寺社勢力の中世―無縁・有縁・移民 (ちくま新書)
公家と武士に匹敵する力を持った中世の寺社。その成立過程を解説した良書
日本の中世を考える際に、どうしても「公家」と「武士」の勢力争いに注目されがちですが、本書ではそれらと匹敵するほど大きな勢力を誇った「寺社」について、主に比叡山と京都の関係性などから考察しています(もちろん、南都の寺社についても触れられています)。
戦闘に参加する「僧兵」が闊歩し、不満があれば神の依代を掲げての「強訴」を行うなど、今の時代の寺社の姿から考えるとあまりにも異質に思えます。
寺社の境内はある意味では独立都市のように機能しており、逃亡してきた貧者たちが居着いても排除されることはありませんでした。悪人であろうが社会的な敗者であろうが、寺社に逃げ込めば少なくとも追手から逃れることができ、筆者はそれを外から隔絶されたイメージで「無縁の場」とし、これをキーワードに読み解いています。

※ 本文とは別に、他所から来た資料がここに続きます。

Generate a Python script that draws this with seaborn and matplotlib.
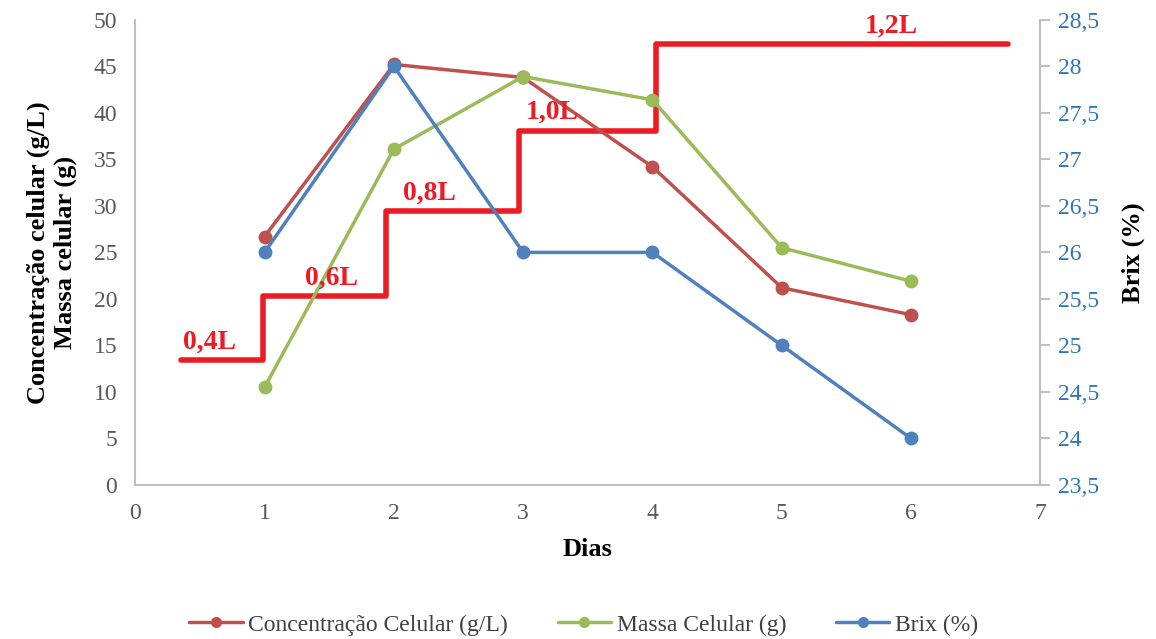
import matplotlib
matplotlib.use("Agg")
import matplotlib.pyplot as plt
import seaborn as sns
import pandas as pd

dias = [1, 2, 3, 4, 5, 6]
concentracao = [26.7, 45.2, 43.8, 34.2, 21.2, 18.3]
massa = [10.5, 36.1, 43.9, 41.4, 25.5, 21.9]
brix = [26.0, 28.0, 26.0, 26.0, 25.0, 24.0]

# volume steps (drawn on the left axis scale)
volume_x = [0.35, 0.99, 1.94, 2.97, 4.03, 6.75]
volume_y = [13.4, 20.3, 29.4, 38.1, 47.4, 47.4]
volume_labels = ["0,4L", "0,6L", "0,8L", "1,0L", "1,2L"]
label_x = [0.37, 1.31, 2.07, 3.02, 5.64]
label_y = [14.0, 20.9, 30.0, 38.7, 48.0]

c_red = "#C0504D"
c_green = "#9BBB59"
c_blue = "#4F81BD"
c_step = "#ED1C24"

sns.set_theme(style="white")
plt.rcParams['font.family'] = ['Liberation Serif', 'DejaVu Serif']

df = pd.DataFrame({"Dias": dias, "conc": concentracao, "massa": massa, "brix": brix})

fig = plt.figure(figsize=(11.56, 6.39), dpi=100)
ax = fig.add_axes([0.117, 0.241, 0.783, 0.728])
ax2 = ax.twinx()

sns.lineplot(data=df, x="Dias", y="conc", ax=ax, color=c_red, marker="o",
             markersize=10, markeredgewidth=0, linewidth=2.5,
             label="Concentração Celular (g/L)", legend=False)
sns.lineplot(data=df, x="Dias", y="massa", ax=ax, color=c_green, marker="o",
             markersize=10, markeredgewidth=0, linewidth=2.5,
             label="Massa Celular (g)", legend=False)
sns.lineplot(data=df, x="Dias", y="brix", ax=ax2, color=c_blue, marker="o",
             markersize=10, markeredgewidth=0, linewidth=2.5,
             label="Brix (%)", legend=False)

ax.step(volume_x, volume_y, where="post", color=c_step, linewidth=4, zorder=1)
for lx, ly, lt in zip(label_x, label_y, volume_labels):
    ax.text(lx, ly, lt, color=c_step, fontsize=20, fontweight="bold",
            ha="left", va="bottom")

ax.set_xlim(0, 7)
ax.set_ylim(0, 50)
ax.set_yticks(range(0, 51, 5))
ax.set_xticks(range(0, 8))
ax2.set_ylim(23.5, 28.5)
ax2.set_yticks([23.5 + 0.5 * i for i in range(11)])
ax2.set_yticklabels([f"{23.5 + 0.5 * i:g}".replace(".", ",") for i in range(11)])

for a in (ax, ax2):
    for s in a.spines.values():
        s.set_visible(False)
ax.spines["left"].set_visible(True)
ax.spines["bottom"].set_visible(True)
ax2.spines["right"].set_visible(True)
for s in (ax.spines["left"], ax.spines["bottom"], ax2.spines["right"]):
    s.set_color("#BFBFBF")
    s.set_linewidth(1.5)

ax.tick_params(axis="both", labelsize=17, colors="#595959", length=0, pad=13)
ax2.tick_params(axis="y", labelsize=17, colors="#2E75B6", length=7,
                color="#BFBFBF", width=1.5, pad=6)
ax.grid(False)
ax2.grid(False)

ax.set_xlabel("Dias", fontsize=19, fontweight="bold", color="black", labelpad=10)
ax.set_ylabel("Concentração celular (g/L)\nMassa celular (g)", fontsize=19,
              fontweight="bold", color="black", labelpad=12, linespacing=1.2)
ax2.set_ylabel("Brix (%)", fontsize=19, fontweight="bold", color="black",
               labelpad=16)

handles = ax.get_lines()[:2] + ax2.get_lines()[:1]
fig.legend(handles, ["Concentração Celular (g/L)", "Massa Celular (g)", "Brix (%)"],
           loc="center", bbox_to_anchor=(0.505, 0.022), ncol=3, frameon=False,
           fontsize=17, labelcolor="#404040", columnspacing=2.1,
           handlelength=2.25, handletextpad=0.25, markerscale=0.8)

fig.savefig("out.png", dpi=100)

説明文:「日本文明の大半は中世の寺院にその源を持つ。最先端の枝術、軍事力、経済力など、中世寺社勢力の強大さは幕府や朝廷を凌駕するものだ。しかも、この寺社世界は、国家の論理、有縁の絆を断ち切る「無縁の場」であった。ここに流れ込む移民たちは、自由を享受したかもしれないが、そこは弱肉強食のジャングルでもあったのだ。リアルタイムの史料だけを使って、中世日本を生々しく再現する。」
平安時代の京都には、国司の悪政などによって流入民が多く集まり、治安が悪化していました。そういった人々が駆け込むのが寺社の広大な境内でした。とはいえ、慈悲深く食料の施しがあったりするのではなく、そこにいれば排除されない、という程度のものだったそうです。

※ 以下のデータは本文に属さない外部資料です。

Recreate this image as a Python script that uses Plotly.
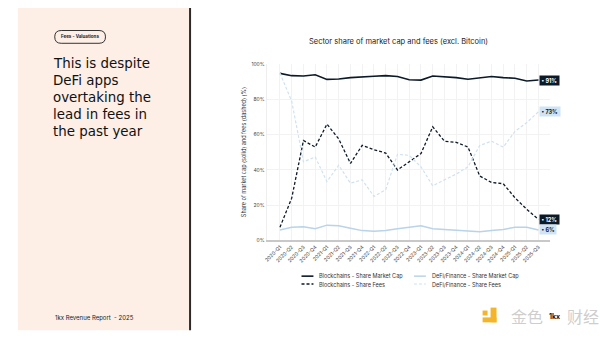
import plotly.graph_objects as go

W, H = 600, 344

quarters = [f"{y}-Q{q}" for y in range(2020, 2026) for q in range(1, 5)][:23]

bc_mcap = [94.8, 93.5, 93.3, 94.0, 91.4, 91.6, 92.4, 93.0, 93.2, 93.5, 93.0, 91.2,
           91.0, 93.3, 93.0, 92.4, 91.5, 92.4, 93.0, 92.4, 92.0, 90.5, 91.0]
defi_mcap = [6.0, 7.5, 7.8, 6.7, 8.7, 8.4, 7.0, 5.6, 5.3, 5.6, 6.7, 7.5,
             8.4, 6.7, 6.3, 6.0, 5.4, 5.0, 5.6, 6.3, 7.5, 7.5, 6.0]
bc_fees = [7.5, 24.0, 56.7, 53.0, 66.0, 57.6, 43.7, 54.0, 51.5, 49.6, 40.0, 44.6,
           49.3, 64.5, 56.3, 55.7, 53.0, 36.6, 32.9, 32.2, 24.2, 17.7, 12.0]
defi_fees = [95.0, 79.0, 44.6, 47.4, 33.4, 42.7, 32.5, 34.4, 25.0, 28.8, 48.9, 48.3,
             41.8, 31.0, 34.4, 37.7, 41.8, 53.9, 56.3, 53.0, 61.9, 66.9, 73.0]

y_ticks = [0, 20, 40, 60, 80, 100]
y_tick_labels = [f"{v}%" for v in y_ticks]

series_names = ["Blockchains - Share Market Cap", "DeFi/Finance - Share Market Cap",
                "Blockchains - Share Fees", "DeFi/Finance - Share Fees"]

DARK = "#0c1a28"
LBLUE = "#b9d3e8"
LBLUE_D = "#cfe2f0"
PILL_L = "#cfe4f6"
FONT = "Inter"
DASH = "3px,2px"


def px(x):
    return x / W


def py(y):
    return 1 - y / H


fig = go.Figure()
styles = [
    (bc_mcap, dict(color=DARK, width=1.6, dash="solid")),
    (defi_mcap, dict(color=LBLUE, width=1.5, dash="solid")),
    (bc_fees, dict(color=DARK, width=1.3, dash=DASH)),
    (defi_fees, dict(color=LBLUE_D, width=1.2, dash=DASH)),
]
for (vals, ln), name in zip(styles, series_names):
    fig.add_trace(go.Scatter(x=quarters, y=vals, mode="lines", name=name,
                             line=ln, showlegend=False, hoverinfo="skip"))

shapes = []
annotations = []

shapes.append(dict(type="rect", xref="paper", yref="paper", x0=px(15), x1=px(187),
                   y0=py(333), y1=py(5), fillcolor="#fdeee6", line=dict(width=0), layer="below"))
shapes.append(dict(type="line", xref="paper", yref="paper", x0=px(188), x1=px(188),
                   y0=py(333), y1=py(5), line=dict(color="#2a2a2a", width=2)))


def rounded(x0, y0, x1, y1, r):
    pts = [
        f"M {px(x0 + r)} {py(y0)}",
        f"L {px(x1 - r)} {py(y0)}",
        f"Q {px(x1)} {py(y0)} {px(x1)} {py(y0 + r)}",
        f"L {px(x1)} {py(y1 - r)}",
        f"Q {px(x1)} {py(y1)} {px(x1 - r)} {py(y1)}",
        f"L {px(x0 + r)} {py(y1)}",
        f"Q {px(x0)} {py(y1)} {px(x0)} {py(y1 - r)}",
        f"L {px(x0)} {py(y0 + r)}",
        f"Q {px(x0)} {py(y0)} {px(x0 + r)} {py(y0)}",
        "Z",
    ]
    return " ".join(pts)


shapes.append(dict(type="path", xref="paper", yref="paper", path=rounded(52, 28, 103, 41, 6.5),
                   line=dict(color="#333333", width=1), fillcolor="rgba(0,0,0,0)"))
annotations.append(dict(text="<b>Fees - Valuations</b>", x=px(77.5), y=py(34.5), xref="paper",
                        yref="paper", showarrow=False, font=dict(family=FONT, size=4.5, color="#222"),
                        xanchor="center", yanchor="middle"))

heading = ["This is despite", "DeFi apps", "overtaking the", "lead in fees in", "the past year"]
for i, line in enumerate(heading):
    annotations.append(dict(text=line, x=px(48), y=py(62 + i * 17.3), xref="paper", yref="paper",
                            showarrow=False, xanchor="left", yanchor="middle",
                            font=dict(family="DejaVu Sans", size=13.4, color="#111")))

annotations.append(dict(text="1kx Revenue Report  - 2025", x=px(50), y=py(321), xref="paper",
                        yref="paper", showarrow=False, xanchor="left", yanchor="middle",
                        font=dict(family=FONT, size=6, color="#222")))

annotations.append(dict(text="Sector share of market cap and fees (excl. Bitcoin)", x=px(397), y=py(39),
                        xref="paper", yref="paper", showarrow=False, xanchor="center", yanchor="middle",
                        font=dict(family=FONT, size=7.5, color="#222")))
annotations.append(dict(text="Share of market cap (solid) and fees (dashed) (%)", x=px(243), y=py(152),
                        xref="paper", yref="paper", showarrow=False, textangle=-90,
                        xanchor="center", yanchor="middle",
                        font=dict(family=FONT, size=5.5, color="#333")))

end_specs = [
    (bc_mcap, DARK, "white"),
    (defi_fees, PILL_L, DARK),
    (bc_fees, DARK, "white"),
    (defi_mcap, PILL_L, DARK),
]
for vals, bg, fc in end_specs:
    annotations.append(dict(x=quarters[-1], y=vals[-1], xref="x", yref="y",
                            text=f"<b>• {vals[-1]:.0f}%</b>", showarrow=False,
                            xanchor="left", yanchor="middle", xshift=1,
                            bgcolor=bg, borderpad=1.5,
                            font=dict(family=FONT, size=5.5, color=fc)))

leg = [
    (300, 278, DARK, "solid", 1.6, series_names[0]),
    (413, 278, LBLUE, "solid", 1.5, series_names[1]),
    (300, 286, DARK, DASH, 1.3, series_names[2]),
    (413, 286, LBLUE_D, DASH, 1.2, series_names[3]),
]
for x0, y0, c, d, w, name in leg:
    shapes.append(dict(type="line", xref="paper", yref="paper", x0=px(x0), x1=px(x0 + 12),
                       y0=py(y0), y1=py(y0), line=dict(color=c, width=w, dash=d)))
    annotations.append(dict(text=name, x=px(x0 + 16), y=py(y0), xref="paper", yref="paper",
                            showarrow=False, xanchor="left", yanchor="middle",
                            font=dict(family=FONT, size=5.5, color="#333")))

# watermark
shapes.append(dict(type="rect", xref="paper", yref="paper", x0=px(490), x1=px(496), y0=py(325),
                   y1=py(310), fillcolor="#f5b52b", line=dict(width=0)))
shapes.append(dict(type="rect", xref="paper", yref="paper", x0=px(482), x1=px(496), y0=py(325),
                   y1=py(320), fillcolor="#f5b52b", line=dict(width=0)))
shapes.append(dict(type="rect", xref="paper", yref="paper", x0=px(482), x1=px(487), y0=py(318),
                   y1=py(313), fillcolor="#f5b52b", line=dict(width=0)))
wm_font = dict(family="Noto Sans CJK SC", size=16, color="rgba(200,200,200,0.9)")
annotations.append(dict(text="金色", x=px(527), y=py(319), xref="paper", yref="paper",
                        showarrow=False, xanchor="center", yanchor="middle", font=wm_font))
annotations.append(dict(text="财经", x=px(565), y=py(319), xref="paper", yref="paper",
                        showarrow=False, xanchor="left", yanchor="middle", font=wm_font))
annotations.append(dict(text="<b>1kx</b>", x=px(554), y=py(319), xref="paper", yref="paper",
                        showarrow=False, xanchor="center", yanchor="middle",
                        font=dict(family=FONT, size=7, color="#111")))

fig.update_layout(
    width=W, height=H, margin=dict(l=0, r=0, t=0, b=0),
    paper_bgcolor="white", plot_bgcolor="white",
    shapes=shapes, annotations=annotations,
    font=dict(family=FONT),
    xaxis=dict(domain=[px(265), px(550)], type="category", range=[-1.13, 23.0],
               showgrid=True, gridcolor="#f2f2f2", gridwidth=1,
               showline=True, linecolor="#c8c8c8", linewidth=1.5,
               tickangle=-45, tickfont=dict(size=5, color="#444"), ticks="",
               zeroline=False, fixedrange=True),
    yaxis=dict(domain=[1 - 241.7 / H, 1 - 62.3 / H], range=[0, 100],
               tickmode="array", tickvals=y_ticks, ticktext=y_tick_labels,
               showgrid=True, gridcolor="#f2f2f2", gridwidth=1,
               showline=True, linecolor="#eeeeee", linewidth=1,
               tickfont=dict(size=5, color="#444"), zeroline=False, fixedrange=True),
)

fig.write_html("out.html")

当時の京都は、比叡山の門前町といった感もあり、経済や流通、金融の大きな部分を牛耳っていました。境内でも商業・工業活動が活発で、ここに来れば職があり、最新のスキルも学べるため、次第に僧侶以外の者の比率が増えていきます。
寺社内のヒエラルキーもはっきりしていて、貴族や武士などの出身で宗教的な研鑽を行う「学侶」を筆頭に、雑役を務める下級僧侶「行人(堂衆)」が多数おり、さらにその下に定住地を持たず各地を遊行するが存在しました。現在と比べて、団体としての規模が大きすぎるため、いわゆる今イメージされる僧侶という人の割合は極端に少なかったのです。
現代の寺社を見てきているだけに、そのイメージに引きづられてしまいがちですが、本書ではそういった思い込みを払拭し、リアルな中世の寺社の姿を描いています。とても興味深い内容で、また必ず読み直したいと思います。
また、僧兵などについては、以前読んだ『僧兵=祈りと暴力の力 (講談社選書メチエ)』がとても興味深かったです。決して読みやすい本ではありませんが、興味のあるかたは合わせてどうぞ。